There seem two likely possibilities at the moment: (1) a bankruptcy filing by Magna in the near future that would place all their properties into receivership and, eventually, into the hands of a trustee for disposal purposes, or (2) an orderly sale to someone at a price the buyer can live with once they look at MJC’s books and contemplate how to build a workable business model that incorporates the tracks’ debt and their purchase price. There will certainly be interested parties, but their interest is likely to fade once they face the cold financial facts of MJC life. The Preakness is a great franchise, and the tracks have value, but at a very low price, something equivalent to their debt.
In any case, a purchase, either out of bankruptcy or more directly, almost certainly means far fewer racing days in the future, no matter how much purse money becomes available, and, at some point the possibility that the tracks can longer function, with the consequent loss of the Preakness. It is the latter possibility that creates an opportunity which, as undesirable as it might seem in some respects, certainly beats any likely alternatives.
A Last Resort?
Imagine this scenario: the state of Maryland, loathe to risk the loss of its signature sporting event, makes a deal to buy the Maryland Jockey Club assets, including the Preakness trademark, for the tracks’ debt plus some premium for the Preakness. The state then places the entities, which also include the training center at Bowie, into a new agency called the Maryland Racing Authority, or place them under the aegis of the Maryland Stadium Authority.
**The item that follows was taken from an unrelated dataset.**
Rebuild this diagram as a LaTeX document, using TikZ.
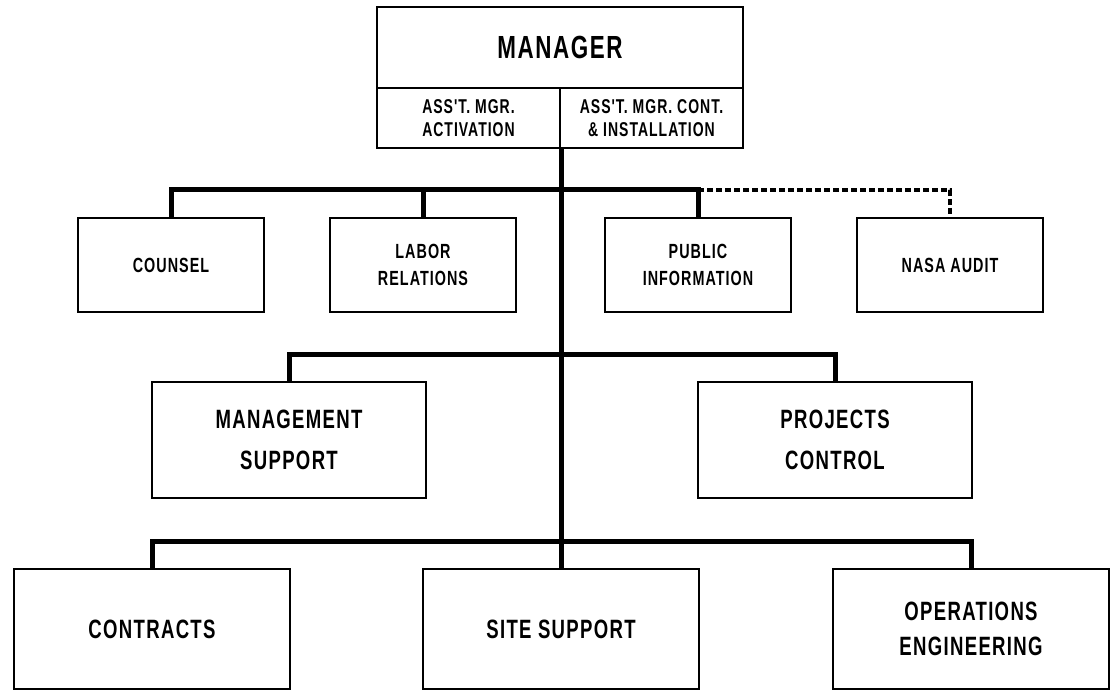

The state leases the operation to a race track management company that can manage the operations with no debt service, working with operating cash flow. The ownership entity—let’s presume that to be the Stadium Authority, issues debt that is supported by the funds from slots to be designated to the Racetrack Facility Renewal Account, which is scheduled to get 2.5% of slots proceeds for eight years, for facilities enhancements at the state’s tracks. With those funds, Laurel, Pimlico and Rosecroft get major re-do’s, then the statute can be revised to maintain an on-going capital expenditures fund that could also be used to bolster operations if needed.
There is no free lunch, of course, but this is viable way for the state to keep the Preakness in its rightful home, while preserving, at minimal cost, its racing industry infrastructure.
Ultimately, a state-industry partnership of this sort may be the only way to keep Maryland’s most enduring sporting heritage alive and well. Otherwise, Maryland racing is on life support, and that is a numbingly awful thing to contemplate.